Two years later a separate initiative was launched entitled the Public Catalogue Foundation, the brainchild of Fred Hohler. Its chief aim, overlapping with the National Inventory, is nothing less than the compilation of as complete an index as possible of all oil paintings in public ownership in the United Kingdom. This includes works not only in museums but also local authority, civic and municipal holdings and those in charitable foundations. The PCF announced an ambitious programme of published catalogues (rather than lists available only on-line, as was the National Inventory’s intention), sorted by county or city and reproducing each work in colour, with a basic accompanying caption and useful introductory texts on the collections. To publish these in book form (and relatively cheaply) was a bold and valuable decision. Although a number of public collections are viewable on-line, this system does not carry an illustrated book’s inducement to graze and browse, whereby significant groups of works can often be seen at a glance, and the pulse of a particular collection can be gauged quickly.
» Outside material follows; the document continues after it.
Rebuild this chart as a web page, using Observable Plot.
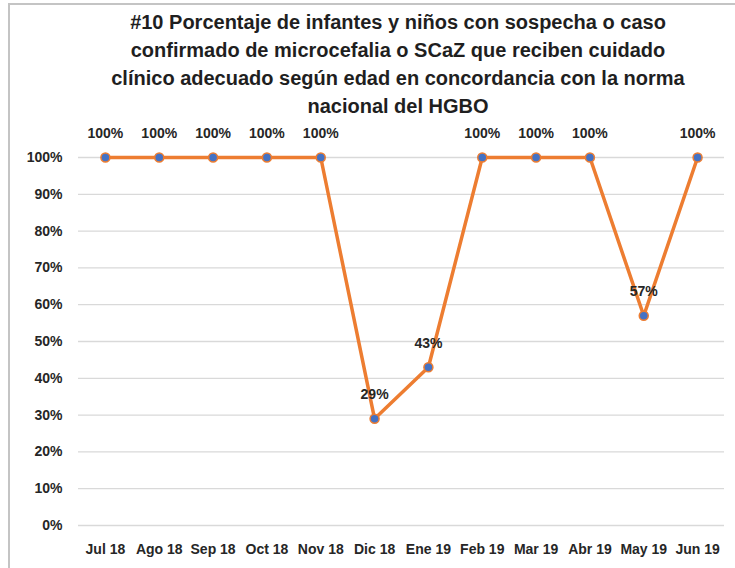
<!DOCTYPE html>
<html>
<head>
<meta charset="utf-8">
<script src="https://cdn.jsdelivr.net/npm/d3@7"></script>
<script src="https://cdn.jsdelivr.net/npm/@observablehq/plot@0.6"></script>
<style>
  html, body { margin: 0; padding: 0; background: #fff; }
  body { width: 735px; height: 568px; position: relative; overflow: hidden; font-family: "Liberation Sans", Arial, sans-serif; }
  #frame { position: absolute; left: 8px; top: 3px; width: 727px; height: 565px; border-top: 2px solid #c4c4c4; border-left: 2px solid #c4c4c4; box-sizing: border-box; }
  #title { position: absolute; top: 8px; left: 61px; width: 674px; text-align: center; font-weight: bold; font-size: 20px; line-height: 28px; color: #1f1f1f; }
  #chart { position: absolute; top: 120px; left: 0; }
</style>
</head>
<body>
<div id="frame"></div>
<div id="title">#10 Porcentaje de infantes y niños con sospecha o caso<br>confirmado de microcefalia o SCaZ que reciben cuidado<br>clínico adecuado según edad en concordancia con la norma<br>nacional del HGBO</div>
<div id="chart"></div>
<script>
const months = ["Jul 18", "Ago 18", "Sep 18", "Oct 18", "Nov 18", "Dic 18", "Ene 19", "Feb 19", "Mar 19", "Abr 19", "May 19", "Jun 19"];
const values = [100, 100, 100, 100, 100, 29, 43, 100, 100, 100, 57, 100];
const yTicks = [0, 10, 20, 30, 40, 50, 60, 70, 80, 90, 100];

const data = months.map((m, i) => ({month: m, value: values[i]}));

const chart = Plot.plot({
  width: 735,
  height: 448,
  marginTop: 37,
  marginBottom: 43,
  marginLeft: 78,
  marginRight: 11,
  style: {background: "transparent", fontFamily: "'Liberation Sans', Arial, sans-serif", color: "#262626"},
  x: {type: "point", domain: months, padding: 0.5, round: false},
  y: {domain: [0, 100]},
  marks: [
    Plot.gridY(yTicks, {stroke: "#d9d9d9", strokeOpacity: 1, strokeWidth: 1.3}),
    Plot.axisY(yTicks, {tickFormat: d => d + "%", tickSize: 0, tickPadding: 16, fontSize: 14, fontWeight: "bold", label: null, fill: "#262626"}),
    Plot.axisX({tickSize: 0, tickPadding: 19, fontSize: 14, fontWeight: "bold", label: null, fill: "#262626"}),
    Plot.line(data, {x: "month", y: "value", stroke: "#ED7D31", strokeWidth: 3.5}),
    Plot.dot(data, {x: "month", y: "value", r: 4.5, fill: "#4472C4", stroke: "#ED7D31", strokeWidth: 1.5}),
    Plot.text(data, {x: "month", y: "value", text: d => d.value + "%", dy: -24, fontSize: 14, fontWeight: "bold", fill: "#262626"})
  ]
});
document.getElementById("chart").appendChild(chart);
</script>
</body>
</html>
Once the PCF became aware of the National Inventory, it realised that the two projects had too much in common not to be sewn together in one concerted effort. In October 2003 they merged and, as a registered charity with public and private funding, the PCF assumed control and began its work in earnest. Since then, five catalogues have been published.2 The Foundation takes care of photography but relies on information on the paintings from the respective holding institutions. As the early catalogues demonstrate, mistakes, misattributions and erroneous titles are an unfortunate blemish, mostly the result of many collections being under-researched – as the National Inventory scheme had intimated. Luckily, corrections and additions will be made on the planned on-line versions of each volume. Such quibbles aside, the catalogues will be a source of information, discovery and pleasure, giving the public a sense of what lies beyond those revamped entrances, either on the wall or in store.
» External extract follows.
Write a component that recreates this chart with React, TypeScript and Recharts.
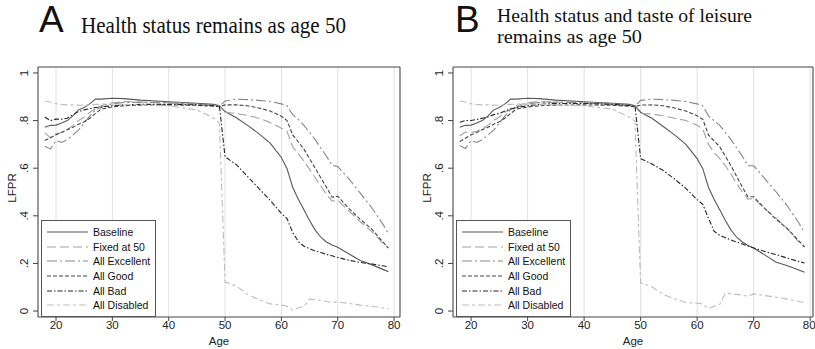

Many museums make do with marketable compilations of ‘highlights’ which suggest the range but not the depth and detail of their holdings. For the bigger picture, Mark Fisher’s Britain’s Best Museums and Galleries, published last year, could hardly be improved.3 As a former Government Minister for the Arts, Fisher is sensible to all the problems confronting museums today but is firmly on the side of scholarship and delight rather than managers and marketing. He is an enthusiastic cicerone to his choice of 350 institutions, writing about each at some length and with a touch which is both personal and objective (his sole obvious yet charming eccentricity is a passion for grandiose examples of the taxidermist’s art: see Leicester, Inverness, Tring et al.).4 His book is bound to be updated and any new edition will make a stalwart companion guide to the PCF’s accumulating volumes.

 

1 See the Editorial, ‘Towards a national inventory of paintings’, THE BURLINGTON MAGAZINE 142 (2000), p.543.
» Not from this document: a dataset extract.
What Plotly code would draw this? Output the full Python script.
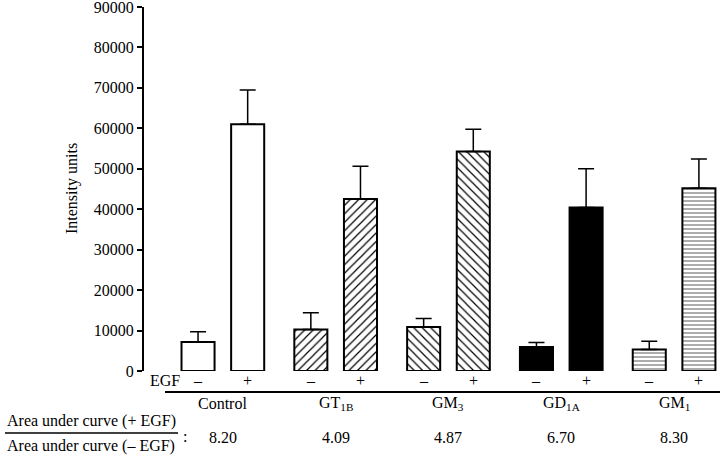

2 These are West Yorkshire: Leeds and Kent (both 2004), East Sussex, West Sussex and London: Slade School and UCL (all 2005). The volumes are available in hardback and paperback; further details from the PCF, 17 Buckingham Gate, London SW1E 6LB, and www.thepcf.org.uk.
3 Britain’s Best Museums and Galleries. From the Greatest Collections to the Smallest Curiosities. By Mark Fisher. 880 pp., ill. in col. throughout. (Allen Lane, London, 2004), £30. ISBN 0–713–99575–0.
4 Fisher will surely be interested in Doncaster Museum’s current exhibition, Get Stuffed: The Craft of the Taxidermist (to 30th October).